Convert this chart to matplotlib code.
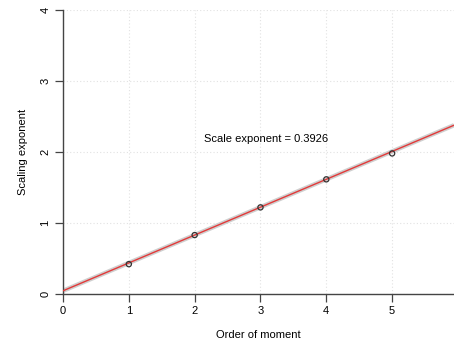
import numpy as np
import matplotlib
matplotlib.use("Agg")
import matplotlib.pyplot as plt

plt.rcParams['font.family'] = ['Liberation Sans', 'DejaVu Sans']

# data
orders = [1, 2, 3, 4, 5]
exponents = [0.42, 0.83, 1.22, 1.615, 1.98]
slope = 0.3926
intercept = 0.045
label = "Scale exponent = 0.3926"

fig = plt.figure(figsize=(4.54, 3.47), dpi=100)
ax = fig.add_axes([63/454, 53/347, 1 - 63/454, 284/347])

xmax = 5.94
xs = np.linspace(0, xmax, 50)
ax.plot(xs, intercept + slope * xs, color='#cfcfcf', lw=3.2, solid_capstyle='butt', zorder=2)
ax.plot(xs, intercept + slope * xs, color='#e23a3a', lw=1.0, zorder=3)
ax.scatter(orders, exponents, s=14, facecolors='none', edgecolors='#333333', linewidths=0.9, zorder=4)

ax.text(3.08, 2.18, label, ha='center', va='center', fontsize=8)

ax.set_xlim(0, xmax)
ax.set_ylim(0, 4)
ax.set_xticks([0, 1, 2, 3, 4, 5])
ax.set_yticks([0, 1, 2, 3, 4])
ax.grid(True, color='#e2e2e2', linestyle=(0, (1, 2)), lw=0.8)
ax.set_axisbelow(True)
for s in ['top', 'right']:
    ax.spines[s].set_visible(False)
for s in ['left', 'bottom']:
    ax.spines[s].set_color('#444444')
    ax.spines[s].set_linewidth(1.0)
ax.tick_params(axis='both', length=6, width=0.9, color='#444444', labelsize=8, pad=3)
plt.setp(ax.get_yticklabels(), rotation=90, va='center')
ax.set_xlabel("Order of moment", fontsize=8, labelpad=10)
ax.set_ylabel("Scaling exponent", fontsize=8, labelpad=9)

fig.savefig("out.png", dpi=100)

## To be done
Take the listing and print it again exactly, but without any pictures.

## Result of the exercise
Convert this chart to matplotlib code.
import numpy as np
import matplotlib
matplotlib.use("Agg")
import matplotlib.pyplot as plt

plt.rcParams['font.family'] = ['Liberation Sans', 'DejaVu Sans']

# data
orders = [1, 2, 3, 4, 5]
exponents = [0.42, 0.83, 1.22, 1.615, 1.98]
slope = 0.3926
intercept = 0.045
label = "Scale exponent = 0.3926"

fig = plt.figure(figsize=(4.54, 3.47), dpi=100)
ax = fig.add_axes([63/454, 53/347, 1 - 63/454, 284/347])

xmax = 5.94
xs = np.linspace(0, xmax, 50)
ax.plot(xs, intercept + slope * xs, color='#cfcfcf', lw=3.2, solid_capstyle='butt', zorder=2)
ax.plot(xs, intercept + slope * xs, color='#e23a3a', lw=1.0, zorder=3)
ax.scatter(orders, exponents, s=14, facecolors='none', edgecolors='#333333', linewidths=0.9, zorder=4)

ax.text(3.08, 2.18, label, ha='center', va='center', fontsize=8)

ax.set_xlim(0, xmax)
ax.set_ylim(0, 4)
ax.set_xticks([0, 1, 2, 3, 4, 5])
ax.set_yticks([0, 1, 2, 3, 4])
ax.grid(True, color='#e2e2e2', linestyle=(0, (1, 2)), lw=0.8)
ax.set_axisbelow(True)
for s in ['top', 'right']:
    ax.spines[s].set_visible(False)
for s in ['left', 'bottom']:
    ax.spines[s].set_color('#444444')
    ax.spines[s].set_linewidth(1.0)
ax.tick_params(axis='both', length=6, width=0.9, color='#444444', labelsize=8, pad=3)
plt.setp(ax.get_yticklabels(), rotation=90, va='center')
ax.set_xlabel("Order of moment", fontsize=8, labelpad=10)
ax.set_ylabel("Scaling exponent", fontsize=8, labelpad=9)

fig.savefig("out.png", dpi=100)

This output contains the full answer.